Now, at the company's 'capital markets day' it has revealed that it will not only meet its 2015 growth targets but that it expects growth in revenue and margins will continue into 2017. Aker said that its revenues for the first nine months of this year were 32.2 percent greater than in the first nine months of 2011.
"Based on our record high order backlog of almost NOK 60 billion [$10.7 billion], and an estimated 10 per cent annual growth rate in offshore spending over the next five years, Aker Solutions, with its current portfolio of business areas, has the potential to double its revenues again - from 2012 to 2017," Aker Solutions Executive Chairman Øyvind Eriksen said in a company statement.

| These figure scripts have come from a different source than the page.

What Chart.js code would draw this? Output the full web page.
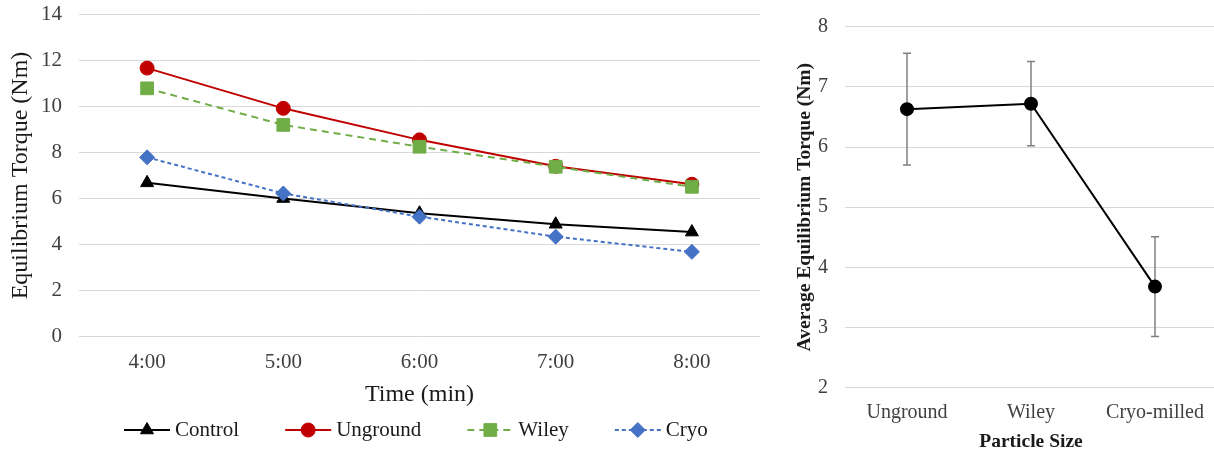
<!DOCTYPE html>
<html>
<head>
<meta charset="utf-8">
<script src="https://cdn.jsdelivr.net/npm/chart.js@4"></script>
<style>
  html, body { margin: 0; padding: 0; background: #fff; overflow: hidden; }
  #left { position: absolute; left: 0; top: 0; width: 760px; height: 450px; }
  #right { position: absolute; left: 760px; top: 0; width: 457px; height: 450px; }
</style>
</head>
<body>
<div id="left"><canvas id="timeChart"></canvas></div>
<div id="right"><canvas id="sizeChart"></canvas></div>
<script>
// left chart: torque over time
const times = ['4:00', '5:00', '6:00', '7:00', '8:00'];
const control = [6.68, 6.0, 5.36, 4.88, 4.54];
const unground = [11.67, 9.92, 8.55, 7.4, 6.62];
const wiley = [10.79, 9.2, 8.25, 7.38, 6.51];
const cryo = [7.79, 6.22, 5.21, 4.34, 3.68];
const torqueTicks = [0, 2, 4, 6, 8, 10, 12, 14];

// right chart: average torque by particle size
const sizes = ['Unground', 'Wiley', 'Cryo-milled'];
const avgTorque = [6.63, 6.72, 3.68];
const torqueErr = [0.93, 0.70, 0.83];

const serif = 'Liberation Serif';
const tickColor = '#404040';
const titleColor = '#1a1a1a';
const gridColor = '#d9d9d9';

// legend with line + marker like the original
const lineLegend = {
    id: 'lineLegend',
    afterDraw(chart) {
        const ctx = chart.ctx;
        const y = 430;
        let x = 124;
        ctx.save();
        ctx.font = '21px "' + serif + '"';
        ctx.textBaseline = 'middle';
        chart.data.datasets.forEach(ds => {
            ctx.strokeStyle = ds.borderColor;
            ctx.lineWidth = ds.borderWidth;
            ctx.setLineDash(ds.borderDash || []);
            ctx.beginPath();
            ctx.moveTo(x, y);
            ctx.lineTo(x + 46, y);
            ctx.stroke();
            ctx.setLineDash([]);
            ctx.fillStyle = ds.pointBackgroundColor;
            ctx.strokeStyle = ds.pointBorderColor;
            ctx.lineWidth = 1;
            Chart.helpers.drawPoint(ctx, {
                pointStyle: ds.pointStyle,
                radius: ds.pointRadius,
                rotation: 0,
                borderWidth: 1
            }, x + 23, y);
            ctx.fillStyle = titleColor;
            ctx.fillText(ds.label, x + 51, y);
            x += 51 + ctx.measureText(ds.label).width + 46;
        });
        ctx.restore();
    }
};

function series(label, data, color, style, radius, dash, order) {
    return {
        label: label,
        data: data,
        borderColor: color,
        backgroundColor: color,
        borderWidth: 2,
        borderDash: dash,
        pointStyle: style,
        pointRadius: radius,
        pointHoverRadius: radius,
        pointBackgroundColor: color,
        pointBorderColor: color,
        pointBorderWidth: 1,
        tension: 0,
        order: order
    };
}

// keep tick padding from pushing the plot area around
function noEdgePadding(scale) {
    scale.paddingTop = 0;
    scale.paddingBottom = 0;
    scale.paddingLeft = 0;
    scale.paddingRight = 0;
}

new Chart(document.getElementById('timeChart'), {
    type: 'line',
    data: {
        labels: times,
        datasets: [
            series('Control', control, '#000000', 'triangle', 7.5, [], 4),
            series('Unground', unground, '#C00000', 'circle', 7, [], 3),
            series('Wiley', wiley, '#70AD47', 'rect', 9, [7, 5], 2),
            series('Cryo', cryo, '#4472C4', 'rectRot', 7.5, [4, 3], 1)
        ]
    },
    options: {
        responsive: true,
        maintainAspectRatio: false,
        animation: false,
        layout: { autoPadding: false, padding: { top: 14.5, bottom: 37, left: 0, right: 0 } },
        plugins: { legend: { display: false }, tooltip: { enabled: false } },
        scales: {
            x: {
                offset: true,
                grid: { display: false, drawTicks: false },
                border: { display: false },
                ticks: { font: { family: serif, size: 21 }, color: tickColor, padding: 13 },
                title: { display: true, text: 'Time (min)', font: { family: serif, size: 24 }, color: titleColor },
                afterFit(scale) { scale.height = 450 - 37 - 336.5; noEdgePadding(scale); }
            },
            y: {
                min: 0,
                max: 14,
                afterBuildTicks(scale) { scale.ticks = torqueTicks.map(v => ({ value: v })); },
                grid: { color: gridColor, lineWidth: 1, drawTicks: false },
                border: { display: false },
                ticks: { font: { family: serif, size: 21 }, color: tickColor, padding: 17 },
                title: { display: true, text: 'Equilibrium Torque (Nm)', font: { family: serif, size: 24 }, color: titleColor, padding: 6 },
                afterFit(scale) { scale.width = 79; noEdgePadding(scale); }
            }
        }
    },
    plugins: [lineLegend]
});

// error bars for the right chart, drawn under the line
const errorBars = {
    id: 'errorBars',
    beforeDatasetsDraw(chart) {
        const ctx = chart.ctx;
        const xs = chart.scales.x;
        const ys = chart.scales.y;
        ctx.save();
        ctx.strokeStyle = '#808080';
        ctx.lineWidth = 1.5;
        avgTorque.forEach((v, i) => {
            const x = xs.getPixelForValue(i);
            const top = ys.getPixelForValue(v + torqueErr[i]);
            const bot = ys.getPixelForValue(v - torqueErr[i]);
            ctx.beginPath();
            ctx.moveTo(x, top); ctx.lineTo(x, bot);
            ctx.moveTo(x - 4, top); ctx.lineTo(x + 4, top);
            ctx.moveTo(x - 4, bot); ctx.lineTo(x + 4, bot);
            ctx.stroke();
        });
        ctx.restore();
    }
};

new Chart(document.getElementById('sizeChart'), {
    type: 'line',
    data: {
        labels: sizes,
        datasets: [{
            label: 'Average',
            data: avgTorque,
            borderColor: '#000000',
            borderWidth: 2,
            pointRadius: 6,
            pointHoverRadius: 6,
            pointBackgroundColor: '#000000',
            pointBorderColor: '#000000',
            tension: 0
        }]
    },
    options: {
        responsive: true,
        maintainAspectRatio: false,
        animation: false,
        layout: { autoPadding: false, padding: { top: 26.7, bottom: 0, left: 24, right: 0 } },
        plugins: { legend: { display: false }, tooltip: { enabled: false } },
        scales: {
            x: {
                offset: true,
                grid: { display: false, drawTicks: false },
                border: { display: false },
                ticks: { font: { family: serif, size: 20 }, color: tickColor, padding: 13 },
                title: {
                    display: true, text: 'Particle Size',
                    font: { family: serif, size: 19.5, weight: 'bold', lineHeight: 0.8 },
                    color: titleColor, padding: 0
                },
                afterFit(scale) { scale.height = 450 - 387.7; noEdgePadding(scale); }
            },
            y: {
                min: 2,
                max: 8,
                ticks: { stepSize: 1, font: { family: serif, size: 20 }, color: tickColor, padding: 17 },
                grid: { color: gridColor, lineWidth: 1, drawTicks: false },
                border: { display: false },
                title: {
                    display: true, text: 'Average Equilibrium Torque (Nm)',
                    font: { family: serif, size: 19.5, weight: 'bold' },
                    color: titleColor, padding: 9
                },
                afterFit(scale) { scale.width = 61; noEdgePadding(scale); }
            }
        }
    },
    plugins: [errorBars]
});
</script>
</body>
</html>
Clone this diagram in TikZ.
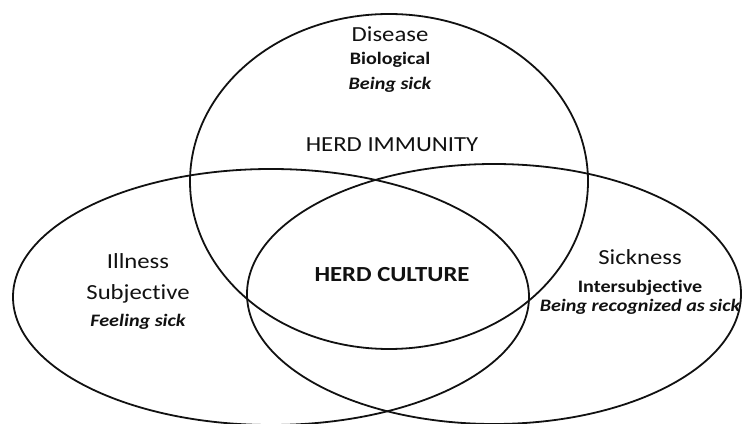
\documentclass[tikz,border=0pt]{standalone}
\usepackage{fontspec}
\setmainfont{Carlito}[FakeStretch=1.15, Ligatures=NoCommon]
\usepackage{tikz}
\definecolor{ink}{HTML}{111111}

\begin{document}
\begin{tikzpicture}[x=1pt, y=1pt, every node/.style={inner sep=0pt, anchor=base, text=ink},
  head/.style={font=\fontsize{21.5}{24}\selectfont},
  sub/.style={font=\fontsize{17.5}{20}\selectfont\bfseries},
  feel/.style={font=\fontsize{17.5}{20}\selectfont\bfseries\itshape},
  herd/.style={font=\fontsize{21.5}{24}\selectfont}]
\useasboundingbox (0,0) rectangle (743,423);
% the three circles
\draw[ink, line width=1.8pt] (389,241.5) ellipse [x radius=199, y radius=167.5];
\draw[ink, line width=1.8pt] (271,126) ellipse [x radius=258, y radius=128];
\draw[ink, line width=1.8pt] (494,129) ellipse [x radius=247, y radius=130];
% disease
\node[head] (disease) at (390,381) {Disease};
\node[sub] (bio) at (390,358) {Biological};
\node[feel] (beingsick) at (390,333) {Being sick};
% illness
\node[head] (illness) at (138,154) {Illness};
\node[head] (subj) at (138,124) {Subjective};
\node[feel] (feeling) at (138,97) {Feeling sick};
% sickness
\node[head] (sickness) at (640,158) {Sickness};
\node[sub] (intersubj) at (640,131) {Intersubjective};
\node[feel] (recog) at (640,112) {Being recognized as sick};
% overlaps
\node[herd] (immunity) at (392,271) {HERD IMMUNITY};
\node[herd, font=\fontsize{21.5}{24}\selectfont\bfseries] (culture) at (392,142) {HERD CULTURE};
\end{tikzpicture}
\end{document}
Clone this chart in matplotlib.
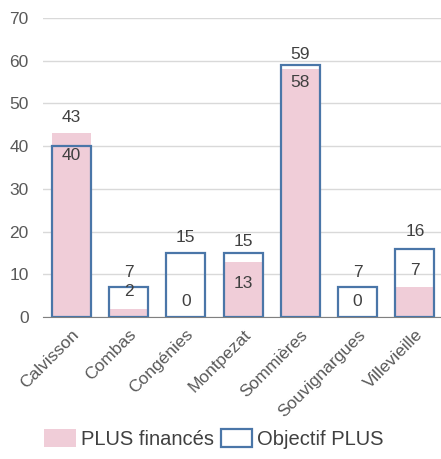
import matplotlib
matplotlib.use("Agg")
import matplotlib.pyplot as plt
import matplotlib.patches as patches
import numpy as np

plt.rcParams['font.family'] = ['Liberation Sans', 'DejaVu Sans']

# Data
communes = ["Calvisson", "Combas", "Congénies", "Montpezat", "Sommières",
            "Souvignargues", "Villevieille"]
plus_finances = [43, 2, 0, 13, 58, 0, 7]
objectif_plus = [40, 7, 15, 15, 59, 7, 16]

# label placement (data units): upper label above the tallest bar,
# lower label where the chart placed it
upper_offset = [3.8, 3.5, 3.6, 2.8, 2.5, 3.5, 4.1]
lower_label_y = [37.9, 5.9, 3.7, 7.8, 54.8, 3.7, 10.9]

pink = "#F0CDD8"
blue = "#4A76A8"
txt = "#404040"

fig = plt.figure(figsize=(4.41, 4.59), dpi=100)
ax = fig.add_axes([0.0968, 0.309, 0.909, 0.652])

x = np.arange(len(communes))
w = 0.68
ax.bar(x, plus_finances, width=w, color=pink, zorder=2, label="PLUS financés")
ax.bar(x, objectif_plus, width=w, facecolor="none", edgecolor=blue,
       linewidth=1.6, zorder=3, label="Objectif PLUS")

for i in range(len(communes)):
    top = max(plus_finances[i], objectif_plus[i])
    if plus_finances[i] > objectif_plus[i]:
        up, low = plus_finances[i], objectif_plus[i]
    else:
        up, low = objectif_plus[i], plus_finances[i]
    ax.text(x[i], top + upper_offset[i], str(up), ha='center', va='center',
            fontsize=12.5, color=txt, zorder=4)
    ax.text(x[i], lower_label_y[i], str(low), ha='center', va='center',
            fontsize=12.5, color=txt, zorder=4)

ax.set_xlim(-0.5, len(communes) - 0.5)
ax.set_ylim(0, 70)
ax.set_yticks(range(0, 71, 10))
ax.yaxis.grid(True, color="#D9D9D9", linewidth=1.0, zorder=0)
ax.set_axisbelow(True)
for s in ["left", "right", "top"]:
    ax.spines[s].set_visible(False)
ax.spines["bottom"].set_color("#808080")
ax.tick_params(axis='y', length=0, pad=10, labelsize=12.5, labelcolor="#595959")
ax.tick_params(axis='x', length=0, pad=7, labelsize=12.5, labelcolor="#595959")
ax.set_xticks(x)
ax.set_xticklabels(communes, rotation=45, ha='right', va='top',
                   rotation_mode='anchor')

handles = [patches.Patch(facecolor=pink, edgecolor='none'),
           patches.Patch(facecolor='white', edgecolor=blue, linewidth=1.6)]
fig.legend(handles, ["PLUS financés", "Objectif PLUS"], loc='center',
           bbox_to_anchor=(0.485, 0.043), ncol=2, frameon=False,
           fontsize=14.5, handlelength=1.55, handleheight=1.0,
           handletextpad=0.25, columnspacing=0.35, labelcolor="#404040")

fig.savefig("out.png", dpi=100)
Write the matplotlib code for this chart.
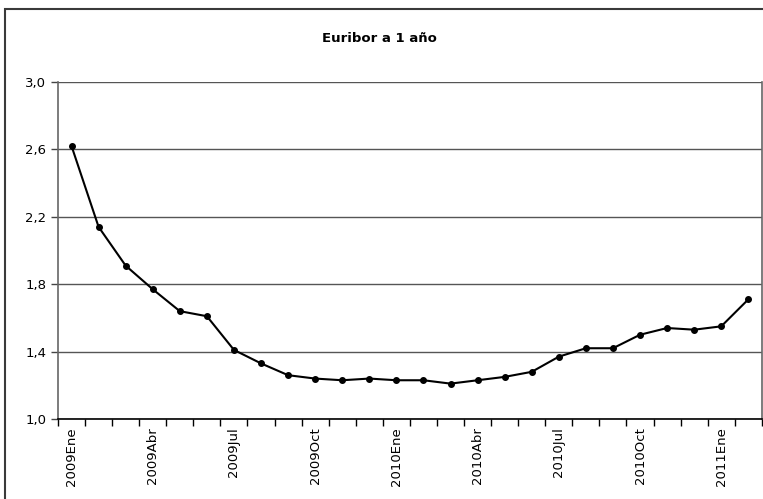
import matplotlib
matplotlib.use('Agg')
import matplotlib.pyplot as plt
import matplotlib.patches as patches
from matplotlib.ticker import FixedLocator, FuncFormatter

# Euribor 1 year, monthly averages
months = ['Ene', 'Feb', 'Mar', 'Abr', 'May', 'Jun',
          'Jul', 'Ago', 'Sep', 'Oct', 'Nov', 'Dic']
years = [2009, 2010, 2011]
values = [2.62, 2.14, 1.91, 1.77, 1.64, 1.61, 1.41, 1.33, 1.26, 1.24, 1.23, 1.24,
          1.23, 1.23, 1.21, 1.23, 1.25, 1.28, 1.37, 1.42, 1.42, 1.50, 1.54, 1.53,
          1.55, 1.71]
yticks = [1.0, 1.4, 1.8, 2.2, 2.6, 3.0]

labels = []
for y in years:
    for m in months:
        labels.append('%d%s' % (y, m))
labels = labels[:len(values)]
x = list(range(len(values)))

fig = plt.figure(figsize=(7.63, 4.99), dpi=100)
ax = fig.add_axes([0.076, 0.1603, 0.9225, 0.6754])

# outer chart frame (cropped at right and bottom)
fig.patches.append(patches.Rectangle((0.0066, -0.2), 1.2, 1.2 - 9 / 499,
                                     transform=fig.transFigure, fill=False,
                                     edgecolor='#3a3a3a', linewidth=1.5))

ax.plot(x, values, color='black', linewidth=1.5, marker='o', markersize=4)

ax.set_ylim(1.0, 3.0)
ax.set_xlim(-0.5, len(values) - 0.5)
ax.yaxis.set_major_locator(FixedLocator(yticks))
ax.yaxis.set_major_formatter(FuncFormatter(lambda v, p: ('%.1f' % v).replace('.', ',')))
ax.grid(axis='y', color='#555555', linewidth=1)
ax.set_axisbelow(True)

ax.set_xticks(x[::3])
ax.set_xticklabels(labels[::3], rotation=90, fontsize=9.5, va='top')
ax.set_xticks([i - 0.5 for i in range(len(values) + 1)], minor=True)
ax.tick_params(axis='x', which='major', length=0, pad=6)
ax.tick_params(axis='x', which='minor', length=5, width=1, color='black', direction='out')
ax.tick_params(axis='y', length=5, width=1, labelsize=9.5, color='#444444')

for s in ['left', 'right']:
    ax.spines[s].set_color('#666666')
    ax.spines[s].set_linewidth(1.2)
ax.spines['top'].set_visible(False)
ax.spines['bottom'].set_color('black')
ax.spines['bottom'].set_linewidth(1.2)

fig.text(0.497, 1 - 39 / 499, 'Euribor a 1 año', ha='center', va='center',
         fontsize=9.5, fontweight='bold')

fig.savefig('out.png', dpi=100)
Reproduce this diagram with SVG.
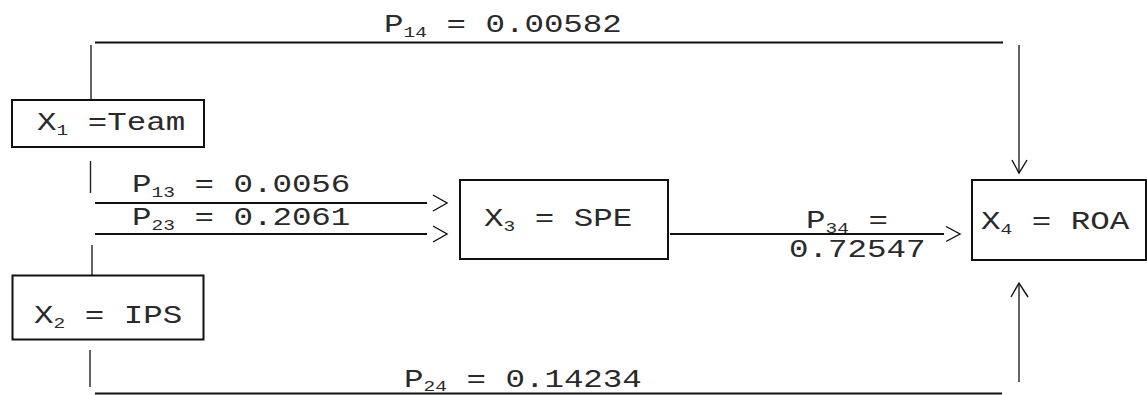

Aker added that it also intends to increase its margin in parallel with the planned revenue growth, with the aim of increasing its EBITDA (earnings before interest, tax, depreciation and amortisation) to approximately 15 percent by the end of 2017. The EBITDA margin for 3Q 2012 was 10.1 percent.
During the summer of this year, Aker revealed details of a major recruitment drive it has embarked on to help it grow its business by between nine and 15 percent annually through to 2015. In the UK, for example, the firm plans to add 1,100 staff to its London engineering hub by 2015 while it wants to add 500 people to its Aberdeen operation during the next two years.